First recorded (as a B-side) by Bobby Day (US #41/R&B #1 1958).
Also recorded by Thurston Harris (US #96 1958).
Other hit version by The Dave Clark Five (US #1/UK #45 1965).
Also recorded by The Righteous Brothers (1965).

From the wiki: “‘Over and Over’ was written by Robert James Byrd and was recorded by him in 1958 using his stage name, Bobby Day (a name he earlier used when a member of the original ‘Bob & Earl’ duo until parting ways in 1957). Day’s version entered the Billboard Hot 100 in 1958, first as the B-side to the hit single ‘Rockin’ Robin’ and, soon after, as an A-side, the same week a version of the same song by Thurston Harris (who had covered Day’s ‘Little Bitty Pretty One‘ the previous year with chart success) entered the chart. Day’s version would reach #41 on the Hot 100 but would top the R&B chart; Harris’ single peaked on the Hot 100 at #96.

Little Bitty Pretty One

Written and first recorded by Bobby Day & the Satellites (1957).
Hit versions by Thurston Harris (US #6/R&B #2 1957), Frankie Lymon (US #58 1960), Clyde McPhatter (US #25 1962), The Jackson 5 (US #13 1972).

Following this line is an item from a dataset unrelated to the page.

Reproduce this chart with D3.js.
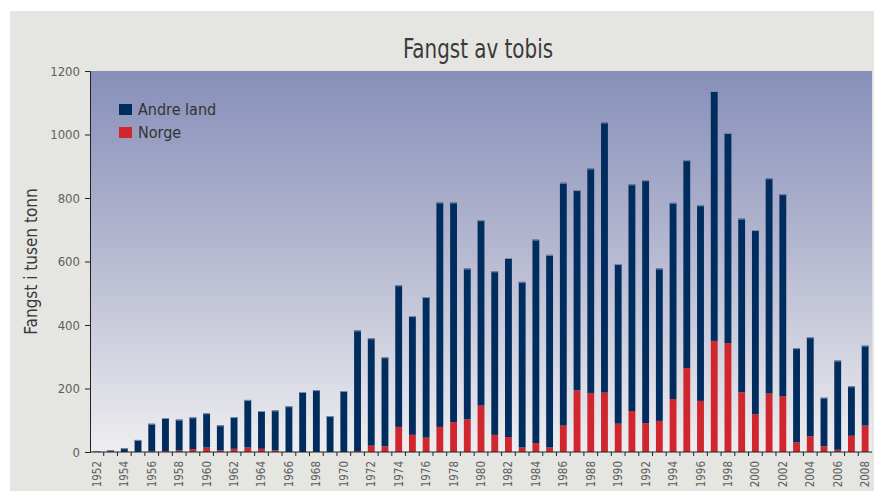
<!DOCTYPE html>
<html>
<head>
<meta charset="utf-8">
<script src="https://cdnjs.cloudflare.com/ajax/libs/d3/7.8.5/d3.min.js"></script>
<style>
  body { margin: 0; background: #fff; }
  text { font-family: "Liberation Sans Narrow", "DejaVu Sans Condensed", sans-serif; }
</style>
</head>
<body>
<div id="chart"></div>
<script>
// data (tusen tonn)
var years = d3.range(1952, 2009);
var norge = [0, 0, 0, 0, 2, 3, 5, 9, 14, 5, 10, 14, 10, 5, 0, 0, 0, 0, 0, 3,
    20, 18, 79, 54, 45, 79, 94, 103, 146, 54, 47, 14, 28, 14, 83, 194, 186, 187, 89, 129,
    91, 98, 167, 264, 161, 350, 343, 188, 119, 184, 176, 30, 49, 18, 7, 51, 83];
var andreLand = [3, 5, 12, 38, 87, 104, 97, 100, 108, 79, 100, 150, 119, 126, 144, 189, 195, 113, 192, 380,
    338, 280, 446, 374, 443, 707, 692, 475, 584, 515, 564, 522, 641, 607, 765, 631, 707, 851, 503, 714,
    765, 480, 618, 655, 616, 787, 662, 547, 580, 678, 636, 297, 312, 153, 281, 156, 252];
var yTicks = [0, 200, 400, 600, 800, 1000, 1200];
var seriesNames = ["Norge", "Andre land"];

var W = 874, H = 493;
var margin = { top: 71, right: 2, bottom: 41, left: 90 },
    width = W - margin.left - margin.right,
    height = H - margin.top - margin.bottom;

var color = d3.scaleOrdinal().domain(seriesNames).range(["#d0272f", "#002c5e"]);

var rows = years.map(function (y, i) {
    return { year: y, "Norge": norge[i], "Andre land": andreLand[i] };
});
var stacked = d3.stack().keys(seriesNames)(rows);

var x = d3.scaleBand().domain(years).range([0, width]).paddingInner(0.5).paddingOuter(0.25);
var y = d3.scaleLinear().domain([0, 1200]).range([height, 0]);

var svgRoot = d3.select("#chart").append("svg")
    .attr("width", W)
    .attr("height", H);

// grey panel
svgRoot.append("rect")
    .attr("x", 10).attr("y", 11)
    .attr("width", W - 10).attr("height", 480)
    .attr("fill", "#e5e5e1");

var defs = svgRoot.append("defs");
var grad = defs.append("linearGradient")
    .attr("id", "bg").attr("x1", 0).attr("y1", 0).attr("x2", 0).attr("y2", 1);
grad.append("stop").attr("offset", "0%").attr("stop-color", "#878fb9");
grad.append("stop").attr("offset", "45%").attr("stop-color", "#b3b6cf");
grad.append("stop").attr("offset", "100%").attr("stop-color", "#eeeef0");

var svg = svgRoot.append("g")
    .attr("transform", "translate(" + margin.left + "," + margin.top + ")");

svg.append("rect")
    .attr("width", width)
    .attr("height", height)
    .attr("fill", "url(#bg)");

// title (narrowed to look like the condensed original)
svgRoot.append("text")
    .attr("transform", "translate(" + (margin.left + width / 2 - 3) + ",58) scale(0.82,1)")
    .attr("text-anchor", "middle")
    .attr("font-size", 27)
    .attr("fill", "#3a3a3a")
    .text("Fangst av tobis");

// bars
svg.selectAll("g.layer")
    .data(stacked)
    .enter()
    .append("g")
    .attr("class", "layer")
    .attr("fill", function (d) { return color(d.key); })
    .selectAll("rect")
    .data(function (d) { return d; })
    .enter()
    .append("rect")
    .attr("x", function (d) { return x(d.data.year); })
    .attr("y", function (d) { return y(d[1]); })
    .attr("width", x.bandwidth())
    .attr("height", function (d) { return y(d[0]) - y(d[1]); });

// light top edge on the bars
svg.selectAll("line.cap")
    .data(rows)
    .enter()
    .append("line")
    .attr("class", "cap")
    .attr("x1", function (d) { return x(d.year); })
    .attr("x2", function (d) { return x(d.year) + x.bandwidth(); })
    .attr("y1", function (d) { return y(d["Norge"] + d["Andre land"]) + 0.5; })
    .attr("y2", function (d) { return y(d["Norge"] + d["Andre land"]) + 0.5; })
    .attr("stroke", "#7f8fb0")
    .attr("stroke-width", 1);

// y axis
var yAxis = svg.append("g")
    .call(d3.axisLeft(y).tickValues(yTicks).tickFormat(d3.format("d")).tickSize(5).tickPadding(5));
yAxis.selectAll("text").attr("font-size", 13).attr("fill", "#606060");
yAxis.selectAll("line, path").attr("stroke", "#222");

// x axis: ticks on band edges, labels on even years
var edges = years.map(function (yr) { return x(yr) - x.step() * 0.25; });
var xAxis = svg.append("g").attr("transform", "translate(0," + height + ")");
xAxis.append("line")
    .attr("x1", 0).attr("x2", width)
    .attr("stroke", "#222");
xAxis.selectAll("line.tick")
    .data(edges.slice(1))
    .enter()
    .append("line")
    .attr("class", "tick")
    .attr("x1", function (d) { return d; })
    .attr("x2", function (d) { return d; })
    .attr("y1", 0).attr("y2", 4)
    .attr("stroke", "#222");
xAxis.selectAll("text")
    .data(years.filter(function (yr) { return yr % 2 === 0; }))
    .enter()
    .append("text")
    .attr("transform", function (d) {
        return "translate(" + (x(d) + x.bandwidth() / 2 + 4) + ",9) rotate(-90)";
    })
    .attr("text-anchor", "end")
    .attr("font-size", 11.5)
    .attr("fill", "#606060")
    .text(function (d) { return d; });

// y label
svgRoot.append("text")
    .attr("transform", "translate(37," + (margin.top + height / 2) + ") rotate(-90)")
    .attr("text-anchor", "middle")
    .attr("font-size", 17)
    .attr("fill", "#3a3a3a")
    .text("Fangst i tusen tonn");

// legend
var legend = svg.append("g")
    .selectAll("g")
    .data(["Andre land", "Norge"])
    .enter()
    .append("g")
    .attr("transform", function (d, i) {
        return "translate(29," + (33 + i * 23) + ")";
    });
legend.append("rect")
    .attr("width", 13)
    .attr("height", 11)
    .attr("fill", color);
legend.append("text")
    .attr("x", 19)
    .attr("y", 11)
    .attr("font-size", 16)
    .attr("fill", "#333")
    .text(function (d) { return d; });
</script>
</body>
</html>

From the wiki: “‘Little Bitty Pretty One’ was written and first recorded by Bobby Day. His single did not chart in the US but peaked at #11 on the Canadian CHUM-AM radio chart.

“Day’s first recording was ‘Young Girl’ in 1949 in the R&B group The Hollywood Flames. Day then spent several years with minor musical success limited to the West Coast, recording under numerous other names: The Jets, The Voices, The Sounds, The Crescendos, and as the original ‘Bob’ in the duo Bob & Earl with singer Earl Nelson. In 1957, Day formed his own band called the Satellites, following which he recorded three songs that are seen today as rock ‘n roll classics: ‘Little Bitty Pretty One’, ‘Over and Over’), and ‘Rockin’ Robin’.

“‘Little Bitty Pretty One’ received much wider popularity when covered in 1957 by Thurston Harris. Produced by the Los Angeles label Aladdin Records, and featuring the Sharps on backing vocals, Harris’ version reached #6 on the Billboard Hot 100 and #2 on the R&B chart.